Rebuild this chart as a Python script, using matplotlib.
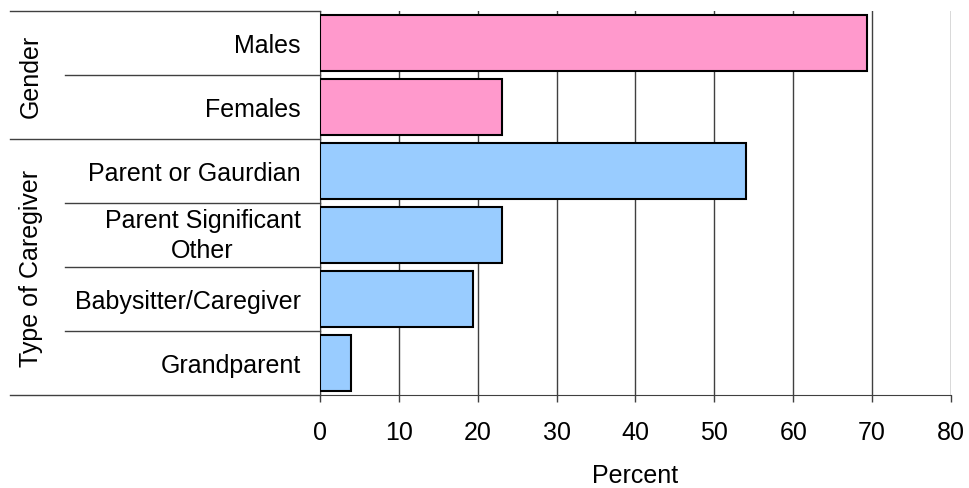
import matplotlib.pyplot as plt
import numpy as np

plt.rcParams['font.family'] = ['Liberation Sans', 'DejaVu Sans']

# categories top to bottom
labels = ['Males', 'Females', 'Parent or Gaurdian', 'Parent Significant\nOther',
          'Babysitter/Caregiver', 'Grandparent']
values = [69.3, 23.1, 54.0, 23.1, 19.4, 3.9]
groups = ['Gender', 'Type of Caregiver']
group_sizes = [2, 4]
group_colors = ['#FF99CC', '#99CCFF']

line_clr = '#404040'
fs = 18

fig = plt.figure(figsize=(9.69, 4.89), dpi=100)
ax = fig.add_axes([0.3302, 0.1902, 0.6512, 0.7853])

n = len(labels)
ypos = np.arange(n)
clrs = []
for g, size in enumerate(group_sizes):
    clrs += [group_colors[g]] * size

ax.barh(ypos, values, height=0.86, color=clrs, edgecolor='black',
        linewidth=1.5, zorder=3)
ax.set_ylim(n - 0.5, -0.5)
ax.set_xlim(0, 80)
ax.set_xticks(range(0, 81, 10))
ax.set_yticks(ypos)
ax.set_yticklabels(labels, fontsize=fs, multialignment='center',
                   linespacing=1.3)
for lbl in ax.get_yticklabels():
    if '\n' in lbl.get_text():
        lbl.set_va('center')
ax.tick_params(axis='y', length=0, pad=14)
ax.tick_params(axis='x', length=5, width=1, color=line_clr, labelsize=fs,
               pad=13)
ax.xaxis.grid(True, color=line_clr, linewidth=1, zorder=0)
for s in ['top', 'right']:
    ax.spines[s].set_visible(False)
for s in ['left', 'bottom']:
    ax.spines[s].set_color(line_clr)
ax.set_xlabel('Percent', fontsize=fs, labelpad=14)

# separator lines and group labels on the left
tr = ax.get_yaxis_transform()
x_far = (10 - 320) / 631
x_near = (65 - 320) / 631
x_text = (31 - 320) / 631
start = 0
for g, size in enumerate(group_sizes):
    top = start - 0.5
    bot = start + size - 0.5
    ax.plot([x_far, 0], [top, top], transform=tr, color=line_clr,
            linewidth=1, clip_on=False)
    for k in range(1, size):
        yb = top + k
        ax.plot([x_near, 0], [yb, yb], transform=tr, color=line_clr,
                linewidth=1, clip_on=False)
    ax.text(x_text, (top + bot) / 2, groups[g], transform=tr, rotation=90,
            ha='center', va='center', fontsize=fs)
    start += size
ax.plot([x_far, 0], [n - 0.5, n - 0.5], transform=tr, color=line_clr,
        linewidth=1, clip_on=False)

fig.savefig('out.png', dpi=100)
════════════════════
● **Work to complete**: Do not include the images; transcribe the rest of the listing exactly.

● **Answer to this task**:
Rebuild this chart as a Python script, using matplotlib.
import matplotlib.pyplot as plt
import numpy as np

plt.rcParams['font.family'] = ['Liberation Sans', 'DejaVu Sans']

# categories top to bottom
labels = ['Males', 'Females', 'Parent or Gaurdian', 'Parent Significant\nOther',
          'Babysitter/Caregiver', 'Grandparent']
values = [69.3, 23.1, 54.0, 23.1, 19.4, 3.9]
groups = ['Gender', 'Type of Caregiver']
group_sizes = [2, 4]
group_colors = ['#FF99CC', '#99CCFF']

line_clr = '#404040'
fs = 18

fig = plt.figure(figsize=(9.69, 4.89), dpi=100)
ax = fig.add_axes([0.3302, 0.1902, 0.6512, 0.7853])

n = len(labels)
ypos = np.arange(n)
clrs = []
for g, size in enumerate(group_sizes):
    clrs += [group_colors[g]] * size

ax.barh(ypos, values, height=0.86, color=clrs, edgecolor='black',
        linewidth=1.5, zorder=3)
ax.set_ylim(n - 0.5, -0.5)
ax.set_xlim(0, 80)
ax.set_xticks(range(0, 81, 10))
ax.set_yticks(ypos)
ax.set_yticklabels(labels, fontsize=fs, multialignment='center',
                   linespacing=1.3)
for lbl in ax.get_yticklabels():
    if '\n' in lbl.get_text():
        lbl.set_va('center')
ax.tick_params(axis='y', length=0, pad=14)
ax.tick_params(axis='x', length=5, width=1, color=line_clr, labelsize=fs,
               pad=13)
ax.xaxis.grid(True, color=line_clr, linewidth=1, zorder=0)
for s in ['top', 'right']:
    ax.spines[s].set_visible(False)
for s in ['left', 'bottom']:
    ax.spines[s].set_color(line_clr)
ax.set_xlabel('Percent', fontsize=fs, labelpad=14)

# separator lines and group labels on the left
tr = ax.get_yaxis_transform()
x_far = (10 - 320) / 631
x_near = (65 - 320) / 631
x_text = (31 - 320) / 631
start = 0
for g, size in enumerate(group_sizes):
    top = start - 0.5
    bot = start + size - 0.5
    ax.plot([x_far, 0], [top, top], transform=tr, color=line_clr,
            linewidth=1, clip_on=False)
    for k in range(1, size):
        yb = top + k
        ax.plot([x_near, 0], [yb, yb], transform=tr, color=line_clr,
                linewidth=1, clip_on=False)
    ax.text(x_text, (top + bot) / 2, groups[g], transform=tr, rotation=90,
            ha='center', va='center', fontsize=fs)
    start += size
ax.plot([x_far, 0], [n - 0.5, n - 0.5], transform=tr, color=line_clr,
        linewidth=1, clip_on=False)

fig.savefig('out.png', dpi=100)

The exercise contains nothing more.